## Exercise material
═══

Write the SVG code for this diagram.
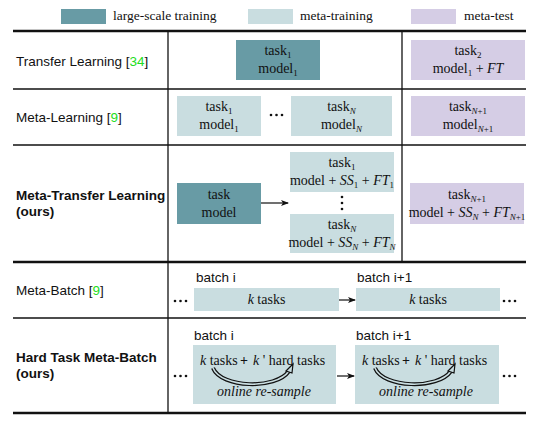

═══

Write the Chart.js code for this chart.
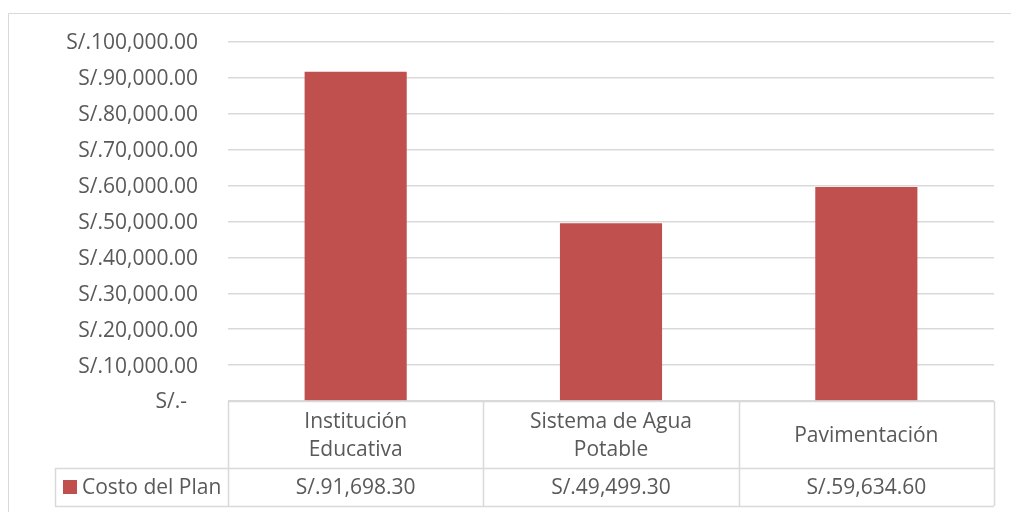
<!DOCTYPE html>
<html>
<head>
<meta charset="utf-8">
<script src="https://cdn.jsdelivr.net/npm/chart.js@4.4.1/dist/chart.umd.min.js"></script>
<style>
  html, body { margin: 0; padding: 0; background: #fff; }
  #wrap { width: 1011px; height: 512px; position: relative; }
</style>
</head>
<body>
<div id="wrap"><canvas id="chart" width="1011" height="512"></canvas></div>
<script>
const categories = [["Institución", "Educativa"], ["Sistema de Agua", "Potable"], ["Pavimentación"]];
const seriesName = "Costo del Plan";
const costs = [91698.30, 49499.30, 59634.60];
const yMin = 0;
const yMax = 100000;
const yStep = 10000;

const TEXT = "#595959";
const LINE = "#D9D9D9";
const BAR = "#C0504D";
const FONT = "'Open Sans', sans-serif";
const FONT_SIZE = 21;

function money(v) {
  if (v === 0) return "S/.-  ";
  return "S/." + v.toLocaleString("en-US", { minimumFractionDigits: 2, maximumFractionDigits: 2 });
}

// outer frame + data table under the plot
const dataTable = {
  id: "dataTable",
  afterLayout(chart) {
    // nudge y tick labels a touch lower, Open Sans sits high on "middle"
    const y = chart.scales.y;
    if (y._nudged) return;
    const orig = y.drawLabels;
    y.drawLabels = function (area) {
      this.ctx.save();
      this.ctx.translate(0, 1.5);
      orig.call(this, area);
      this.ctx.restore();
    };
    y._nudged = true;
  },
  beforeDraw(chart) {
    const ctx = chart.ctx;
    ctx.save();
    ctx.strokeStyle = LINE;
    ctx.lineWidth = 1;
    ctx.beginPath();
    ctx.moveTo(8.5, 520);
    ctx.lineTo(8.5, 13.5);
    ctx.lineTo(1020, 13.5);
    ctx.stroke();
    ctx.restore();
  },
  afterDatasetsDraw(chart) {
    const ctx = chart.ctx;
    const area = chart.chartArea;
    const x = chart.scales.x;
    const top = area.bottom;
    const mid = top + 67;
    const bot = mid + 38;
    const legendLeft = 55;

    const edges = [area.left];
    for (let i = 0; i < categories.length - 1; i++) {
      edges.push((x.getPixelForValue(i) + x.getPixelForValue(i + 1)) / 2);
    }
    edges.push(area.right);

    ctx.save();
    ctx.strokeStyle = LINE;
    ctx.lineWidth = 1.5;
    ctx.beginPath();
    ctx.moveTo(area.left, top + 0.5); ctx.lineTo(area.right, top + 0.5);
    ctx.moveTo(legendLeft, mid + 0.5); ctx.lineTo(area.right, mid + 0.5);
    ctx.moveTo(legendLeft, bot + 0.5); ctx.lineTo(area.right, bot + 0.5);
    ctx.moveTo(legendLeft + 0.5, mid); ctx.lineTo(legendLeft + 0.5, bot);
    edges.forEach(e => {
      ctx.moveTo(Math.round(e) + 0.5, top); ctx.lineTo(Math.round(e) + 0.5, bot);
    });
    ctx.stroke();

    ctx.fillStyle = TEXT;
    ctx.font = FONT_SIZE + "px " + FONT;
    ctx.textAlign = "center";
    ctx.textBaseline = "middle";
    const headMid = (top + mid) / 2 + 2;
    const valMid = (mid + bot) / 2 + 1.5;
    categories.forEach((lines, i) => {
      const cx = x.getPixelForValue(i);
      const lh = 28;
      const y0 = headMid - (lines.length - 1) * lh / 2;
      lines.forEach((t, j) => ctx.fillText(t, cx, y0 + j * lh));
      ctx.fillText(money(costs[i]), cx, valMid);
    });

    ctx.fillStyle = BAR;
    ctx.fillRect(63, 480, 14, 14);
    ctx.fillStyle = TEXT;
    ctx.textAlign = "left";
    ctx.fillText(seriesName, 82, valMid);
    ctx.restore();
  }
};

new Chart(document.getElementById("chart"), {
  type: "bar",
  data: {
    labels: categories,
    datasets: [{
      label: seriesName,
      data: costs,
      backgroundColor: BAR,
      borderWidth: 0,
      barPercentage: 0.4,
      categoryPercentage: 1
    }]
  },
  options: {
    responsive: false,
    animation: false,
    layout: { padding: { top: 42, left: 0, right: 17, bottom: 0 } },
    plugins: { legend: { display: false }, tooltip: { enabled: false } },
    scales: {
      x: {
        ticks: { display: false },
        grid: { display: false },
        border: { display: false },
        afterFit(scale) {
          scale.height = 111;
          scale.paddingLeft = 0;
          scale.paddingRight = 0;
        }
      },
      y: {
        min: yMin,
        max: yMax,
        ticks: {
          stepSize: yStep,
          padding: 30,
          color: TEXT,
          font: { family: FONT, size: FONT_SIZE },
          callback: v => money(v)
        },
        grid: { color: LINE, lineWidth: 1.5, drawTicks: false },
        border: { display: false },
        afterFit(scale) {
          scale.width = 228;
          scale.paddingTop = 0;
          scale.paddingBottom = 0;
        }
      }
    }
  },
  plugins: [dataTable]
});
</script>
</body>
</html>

═══

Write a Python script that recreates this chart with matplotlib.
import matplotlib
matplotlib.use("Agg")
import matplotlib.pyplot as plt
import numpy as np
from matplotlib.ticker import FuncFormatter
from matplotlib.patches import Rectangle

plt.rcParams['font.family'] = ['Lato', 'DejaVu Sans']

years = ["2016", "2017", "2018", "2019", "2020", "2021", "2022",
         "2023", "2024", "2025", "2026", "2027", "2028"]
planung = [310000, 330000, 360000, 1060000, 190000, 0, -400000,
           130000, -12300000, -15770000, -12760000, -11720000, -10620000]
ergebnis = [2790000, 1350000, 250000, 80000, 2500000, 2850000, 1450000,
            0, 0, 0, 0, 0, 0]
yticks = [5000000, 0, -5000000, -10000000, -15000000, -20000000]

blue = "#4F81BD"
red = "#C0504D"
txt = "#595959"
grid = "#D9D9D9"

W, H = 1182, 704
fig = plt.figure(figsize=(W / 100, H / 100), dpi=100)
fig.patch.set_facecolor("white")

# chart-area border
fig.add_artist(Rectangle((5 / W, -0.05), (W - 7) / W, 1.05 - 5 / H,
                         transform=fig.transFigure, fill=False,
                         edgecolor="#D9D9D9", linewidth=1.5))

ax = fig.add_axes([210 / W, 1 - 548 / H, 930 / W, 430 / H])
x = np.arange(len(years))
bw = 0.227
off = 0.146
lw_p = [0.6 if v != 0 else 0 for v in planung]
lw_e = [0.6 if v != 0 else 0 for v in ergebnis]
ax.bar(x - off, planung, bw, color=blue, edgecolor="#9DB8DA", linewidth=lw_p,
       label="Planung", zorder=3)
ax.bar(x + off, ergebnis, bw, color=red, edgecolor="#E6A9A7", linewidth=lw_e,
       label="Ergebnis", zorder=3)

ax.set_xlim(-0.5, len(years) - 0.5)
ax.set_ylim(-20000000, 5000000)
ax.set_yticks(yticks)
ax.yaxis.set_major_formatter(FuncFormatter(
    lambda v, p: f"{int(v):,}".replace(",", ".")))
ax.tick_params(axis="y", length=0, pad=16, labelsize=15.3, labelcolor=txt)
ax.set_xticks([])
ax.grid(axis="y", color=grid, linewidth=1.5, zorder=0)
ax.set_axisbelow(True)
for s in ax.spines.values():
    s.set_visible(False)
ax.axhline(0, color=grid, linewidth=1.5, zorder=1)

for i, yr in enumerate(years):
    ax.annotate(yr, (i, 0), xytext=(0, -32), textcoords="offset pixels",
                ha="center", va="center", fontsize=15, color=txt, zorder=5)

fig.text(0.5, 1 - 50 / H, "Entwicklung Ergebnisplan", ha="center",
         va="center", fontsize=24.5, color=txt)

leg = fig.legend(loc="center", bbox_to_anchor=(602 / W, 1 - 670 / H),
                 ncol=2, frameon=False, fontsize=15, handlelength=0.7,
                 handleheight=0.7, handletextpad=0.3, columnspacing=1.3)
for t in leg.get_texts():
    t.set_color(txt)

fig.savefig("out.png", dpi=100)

═══

## What is required
The lines from the one containing "Write a Python" to the one containing "plt.rcParams['font.family'] = ['Lato', 'DejaVu", both included, are to be extracted exactly; give no other line.

## Solution below
Write a Python script that recreates this chart with matplotlib.
import matplotlib
matplotlib.use("Agg")
import matplotlib.pyplot as plt
import numpy as np
from matplotlib.ticker import FuncFormatter
from matplotlib.patches import Rectangle

plt.rcParams['font.family'] = ['Lato', 'DejaVu Sans']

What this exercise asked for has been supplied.